Stated task: Copy every line that holds "this".
☆ ☆ ☆ ☆ ☆ ☆ ☆
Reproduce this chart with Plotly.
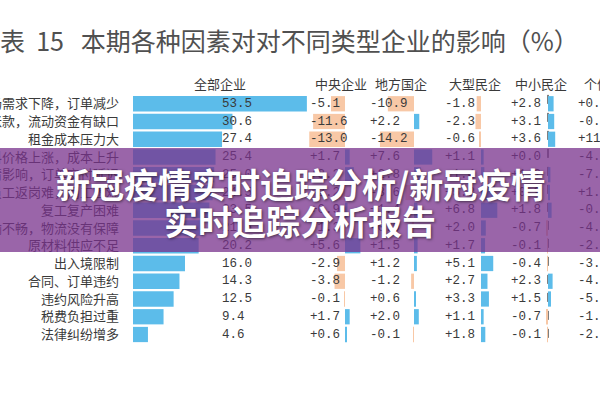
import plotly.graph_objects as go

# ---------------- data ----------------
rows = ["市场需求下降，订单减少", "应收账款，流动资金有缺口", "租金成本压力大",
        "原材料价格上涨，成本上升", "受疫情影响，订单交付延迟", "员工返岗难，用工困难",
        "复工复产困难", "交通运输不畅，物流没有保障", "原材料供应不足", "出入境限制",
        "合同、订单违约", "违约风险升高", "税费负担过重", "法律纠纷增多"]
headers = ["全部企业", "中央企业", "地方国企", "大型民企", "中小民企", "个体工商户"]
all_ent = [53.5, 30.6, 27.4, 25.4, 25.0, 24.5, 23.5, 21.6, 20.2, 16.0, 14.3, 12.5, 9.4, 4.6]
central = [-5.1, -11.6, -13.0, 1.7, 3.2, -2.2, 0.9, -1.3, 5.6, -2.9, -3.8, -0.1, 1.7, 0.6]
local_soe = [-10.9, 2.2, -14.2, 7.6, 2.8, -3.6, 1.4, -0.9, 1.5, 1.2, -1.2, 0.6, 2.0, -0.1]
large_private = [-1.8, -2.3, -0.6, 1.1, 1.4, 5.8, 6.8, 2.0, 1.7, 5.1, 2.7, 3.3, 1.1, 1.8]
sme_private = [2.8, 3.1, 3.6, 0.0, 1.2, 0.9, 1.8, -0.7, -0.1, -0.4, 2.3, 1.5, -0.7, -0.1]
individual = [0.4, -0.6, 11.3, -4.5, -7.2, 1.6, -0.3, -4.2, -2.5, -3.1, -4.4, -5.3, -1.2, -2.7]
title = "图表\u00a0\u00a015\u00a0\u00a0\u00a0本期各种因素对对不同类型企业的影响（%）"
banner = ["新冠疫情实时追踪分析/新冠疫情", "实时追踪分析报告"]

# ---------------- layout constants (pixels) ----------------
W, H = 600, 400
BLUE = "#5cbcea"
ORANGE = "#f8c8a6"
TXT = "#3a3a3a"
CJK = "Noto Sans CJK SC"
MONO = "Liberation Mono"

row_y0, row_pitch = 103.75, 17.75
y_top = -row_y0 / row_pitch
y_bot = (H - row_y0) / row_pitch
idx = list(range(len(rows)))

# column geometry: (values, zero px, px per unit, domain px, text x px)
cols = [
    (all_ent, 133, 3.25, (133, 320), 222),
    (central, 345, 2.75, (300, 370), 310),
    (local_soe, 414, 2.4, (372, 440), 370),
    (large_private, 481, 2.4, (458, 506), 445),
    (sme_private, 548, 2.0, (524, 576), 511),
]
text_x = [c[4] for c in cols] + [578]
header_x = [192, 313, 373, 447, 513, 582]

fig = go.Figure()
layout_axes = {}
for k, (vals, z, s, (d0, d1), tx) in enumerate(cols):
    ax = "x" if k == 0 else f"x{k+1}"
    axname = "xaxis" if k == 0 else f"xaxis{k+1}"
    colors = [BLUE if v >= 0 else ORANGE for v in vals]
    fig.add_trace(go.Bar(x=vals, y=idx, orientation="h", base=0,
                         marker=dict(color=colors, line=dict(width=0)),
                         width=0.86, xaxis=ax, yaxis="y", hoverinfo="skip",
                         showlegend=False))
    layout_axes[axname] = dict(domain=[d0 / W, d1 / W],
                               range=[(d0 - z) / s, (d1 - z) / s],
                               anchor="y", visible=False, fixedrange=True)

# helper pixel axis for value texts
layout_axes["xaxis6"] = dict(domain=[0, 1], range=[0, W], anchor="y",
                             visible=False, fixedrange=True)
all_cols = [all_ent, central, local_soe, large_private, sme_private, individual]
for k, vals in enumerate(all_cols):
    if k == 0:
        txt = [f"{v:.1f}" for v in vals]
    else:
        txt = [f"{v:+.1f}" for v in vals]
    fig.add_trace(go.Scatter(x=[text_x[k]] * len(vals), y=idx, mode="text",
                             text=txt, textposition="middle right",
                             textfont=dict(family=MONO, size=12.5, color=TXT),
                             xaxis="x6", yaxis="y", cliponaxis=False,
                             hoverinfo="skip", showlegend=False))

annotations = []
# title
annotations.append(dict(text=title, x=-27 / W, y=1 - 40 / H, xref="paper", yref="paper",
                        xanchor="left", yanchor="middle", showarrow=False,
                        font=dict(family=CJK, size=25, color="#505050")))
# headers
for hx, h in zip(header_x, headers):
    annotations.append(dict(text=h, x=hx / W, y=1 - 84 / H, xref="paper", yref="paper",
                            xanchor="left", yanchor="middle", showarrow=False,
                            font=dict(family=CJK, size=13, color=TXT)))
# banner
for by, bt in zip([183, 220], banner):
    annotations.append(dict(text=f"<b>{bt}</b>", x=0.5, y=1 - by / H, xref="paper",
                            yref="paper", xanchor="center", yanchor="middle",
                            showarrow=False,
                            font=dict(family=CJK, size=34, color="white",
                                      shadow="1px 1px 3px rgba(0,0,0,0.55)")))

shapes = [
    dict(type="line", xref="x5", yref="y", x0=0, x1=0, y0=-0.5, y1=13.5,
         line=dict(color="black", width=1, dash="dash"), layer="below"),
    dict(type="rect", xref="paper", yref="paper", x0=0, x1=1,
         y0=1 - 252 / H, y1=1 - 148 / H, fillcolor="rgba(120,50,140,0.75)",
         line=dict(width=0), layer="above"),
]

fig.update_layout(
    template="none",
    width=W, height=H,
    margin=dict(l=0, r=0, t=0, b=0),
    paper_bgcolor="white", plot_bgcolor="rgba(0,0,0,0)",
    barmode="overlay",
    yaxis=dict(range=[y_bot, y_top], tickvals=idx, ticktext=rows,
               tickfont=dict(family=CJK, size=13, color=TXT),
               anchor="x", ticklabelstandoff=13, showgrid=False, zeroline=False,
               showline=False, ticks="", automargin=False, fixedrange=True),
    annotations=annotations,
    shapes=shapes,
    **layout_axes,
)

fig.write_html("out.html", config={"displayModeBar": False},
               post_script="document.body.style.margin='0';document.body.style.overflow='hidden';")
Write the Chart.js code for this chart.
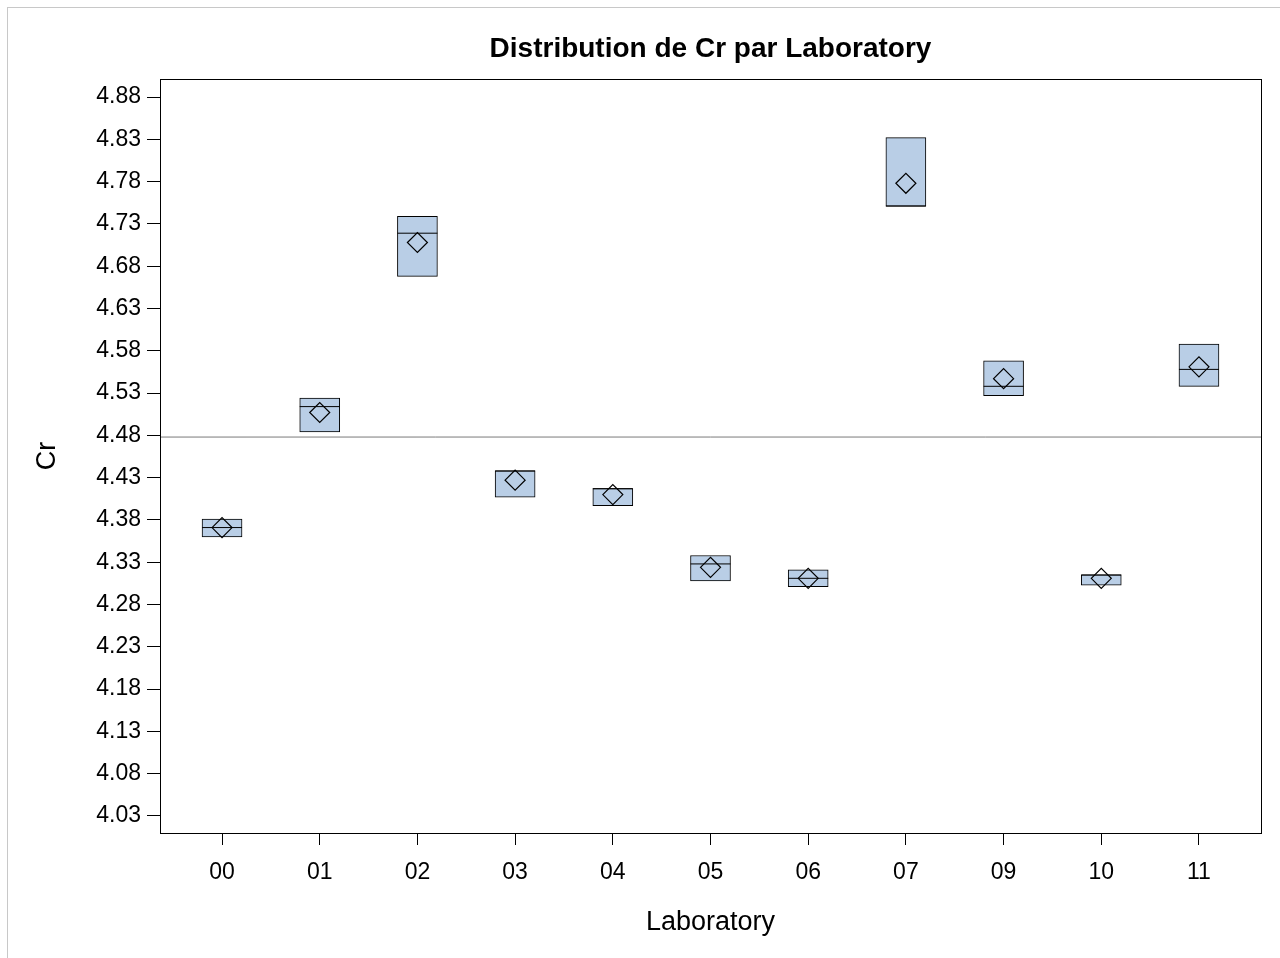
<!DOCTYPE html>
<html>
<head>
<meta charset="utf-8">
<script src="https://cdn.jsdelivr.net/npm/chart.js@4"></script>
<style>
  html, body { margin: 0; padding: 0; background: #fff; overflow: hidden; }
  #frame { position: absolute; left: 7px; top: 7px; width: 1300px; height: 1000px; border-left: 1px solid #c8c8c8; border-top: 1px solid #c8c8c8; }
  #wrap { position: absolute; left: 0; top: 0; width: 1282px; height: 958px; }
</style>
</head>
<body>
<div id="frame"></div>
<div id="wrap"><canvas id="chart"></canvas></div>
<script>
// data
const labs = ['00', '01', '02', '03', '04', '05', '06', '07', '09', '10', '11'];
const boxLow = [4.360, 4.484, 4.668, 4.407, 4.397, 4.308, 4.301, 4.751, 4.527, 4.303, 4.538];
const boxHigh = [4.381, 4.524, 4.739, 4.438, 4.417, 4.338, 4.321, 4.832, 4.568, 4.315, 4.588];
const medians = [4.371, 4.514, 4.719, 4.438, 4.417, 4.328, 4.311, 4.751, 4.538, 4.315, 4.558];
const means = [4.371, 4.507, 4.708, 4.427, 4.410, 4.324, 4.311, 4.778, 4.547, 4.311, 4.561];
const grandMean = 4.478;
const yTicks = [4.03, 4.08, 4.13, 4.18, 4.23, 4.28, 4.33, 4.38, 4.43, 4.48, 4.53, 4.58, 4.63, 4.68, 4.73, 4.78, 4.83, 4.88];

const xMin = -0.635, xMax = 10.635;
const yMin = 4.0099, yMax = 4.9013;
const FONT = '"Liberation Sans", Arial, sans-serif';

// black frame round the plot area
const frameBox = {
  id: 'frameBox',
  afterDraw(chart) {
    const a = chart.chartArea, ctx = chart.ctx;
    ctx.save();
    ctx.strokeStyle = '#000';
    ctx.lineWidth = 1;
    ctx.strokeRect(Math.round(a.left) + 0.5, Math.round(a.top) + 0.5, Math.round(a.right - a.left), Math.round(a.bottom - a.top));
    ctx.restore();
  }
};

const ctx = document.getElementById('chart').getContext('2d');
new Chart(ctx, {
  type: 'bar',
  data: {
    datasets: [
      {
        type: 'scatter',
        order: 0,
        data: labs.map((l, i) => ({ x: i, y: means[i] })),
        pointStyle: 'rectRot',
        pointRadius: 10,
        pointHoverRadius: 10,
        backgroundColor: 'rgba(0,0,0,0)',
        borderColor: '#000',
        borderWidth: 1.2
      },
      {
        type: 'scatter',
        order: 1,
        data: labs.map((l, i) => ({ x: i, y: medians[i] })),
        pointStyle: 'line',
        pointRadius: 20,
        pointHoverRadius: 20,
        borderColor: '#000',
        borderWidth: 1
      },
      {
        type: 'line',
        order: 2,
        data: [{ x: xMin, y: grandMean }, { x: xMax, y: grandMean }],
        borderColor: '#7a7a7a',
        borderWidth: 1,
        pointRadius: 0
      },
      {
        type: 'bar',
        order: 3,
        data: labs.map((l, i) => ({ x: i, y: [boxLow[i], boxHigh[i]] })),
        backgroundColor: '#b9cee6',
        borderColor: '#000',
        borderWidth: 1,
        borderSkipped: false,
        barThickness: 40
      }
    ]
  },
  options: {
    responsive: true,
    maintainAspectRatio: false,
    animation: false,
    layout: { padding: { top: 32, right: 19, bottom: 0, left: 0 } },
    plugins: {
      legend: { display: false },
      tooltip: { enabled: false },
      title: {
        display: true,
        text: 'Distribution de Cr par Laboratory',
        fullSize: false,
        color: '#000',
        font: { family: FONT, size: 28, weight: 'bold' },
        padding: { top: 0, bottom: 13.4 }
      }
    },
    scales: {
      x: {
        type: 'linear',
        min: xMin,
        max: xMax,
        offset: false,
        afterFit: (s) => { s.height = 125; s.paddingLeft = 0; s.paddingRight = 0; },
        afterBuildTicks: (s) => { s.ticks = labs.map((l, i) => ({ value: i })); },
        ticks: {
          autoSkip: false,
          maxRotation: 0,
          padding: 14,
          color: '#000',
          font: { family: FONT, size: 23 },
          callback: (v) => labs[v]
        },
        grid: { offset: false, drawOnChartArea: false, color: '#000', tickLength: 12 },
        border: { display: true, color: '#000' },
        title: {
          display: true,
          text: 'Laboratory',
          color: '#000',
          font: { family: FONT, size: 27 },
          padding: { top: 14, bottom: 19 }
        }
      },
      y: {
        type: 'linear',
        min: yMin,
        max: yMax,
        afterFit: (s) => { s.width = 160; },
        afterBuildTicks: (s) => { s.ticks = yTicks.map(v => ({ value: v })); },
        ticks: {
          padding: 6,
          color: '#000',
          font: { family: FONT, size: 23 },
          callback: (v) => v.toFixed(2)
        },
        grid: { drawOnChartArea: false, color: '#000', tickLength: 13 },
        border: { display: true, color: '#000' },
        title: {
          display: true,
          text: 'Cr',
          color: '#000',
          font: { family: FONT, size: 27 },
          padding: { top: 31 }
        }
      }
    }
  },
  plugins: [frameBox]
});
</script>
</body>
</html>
☆ ☆ ☆ ☆ ☆ ☆ ☆
Output of the task:
Reproduce this chart with Plotly.
Write the Chart.js code for this chart.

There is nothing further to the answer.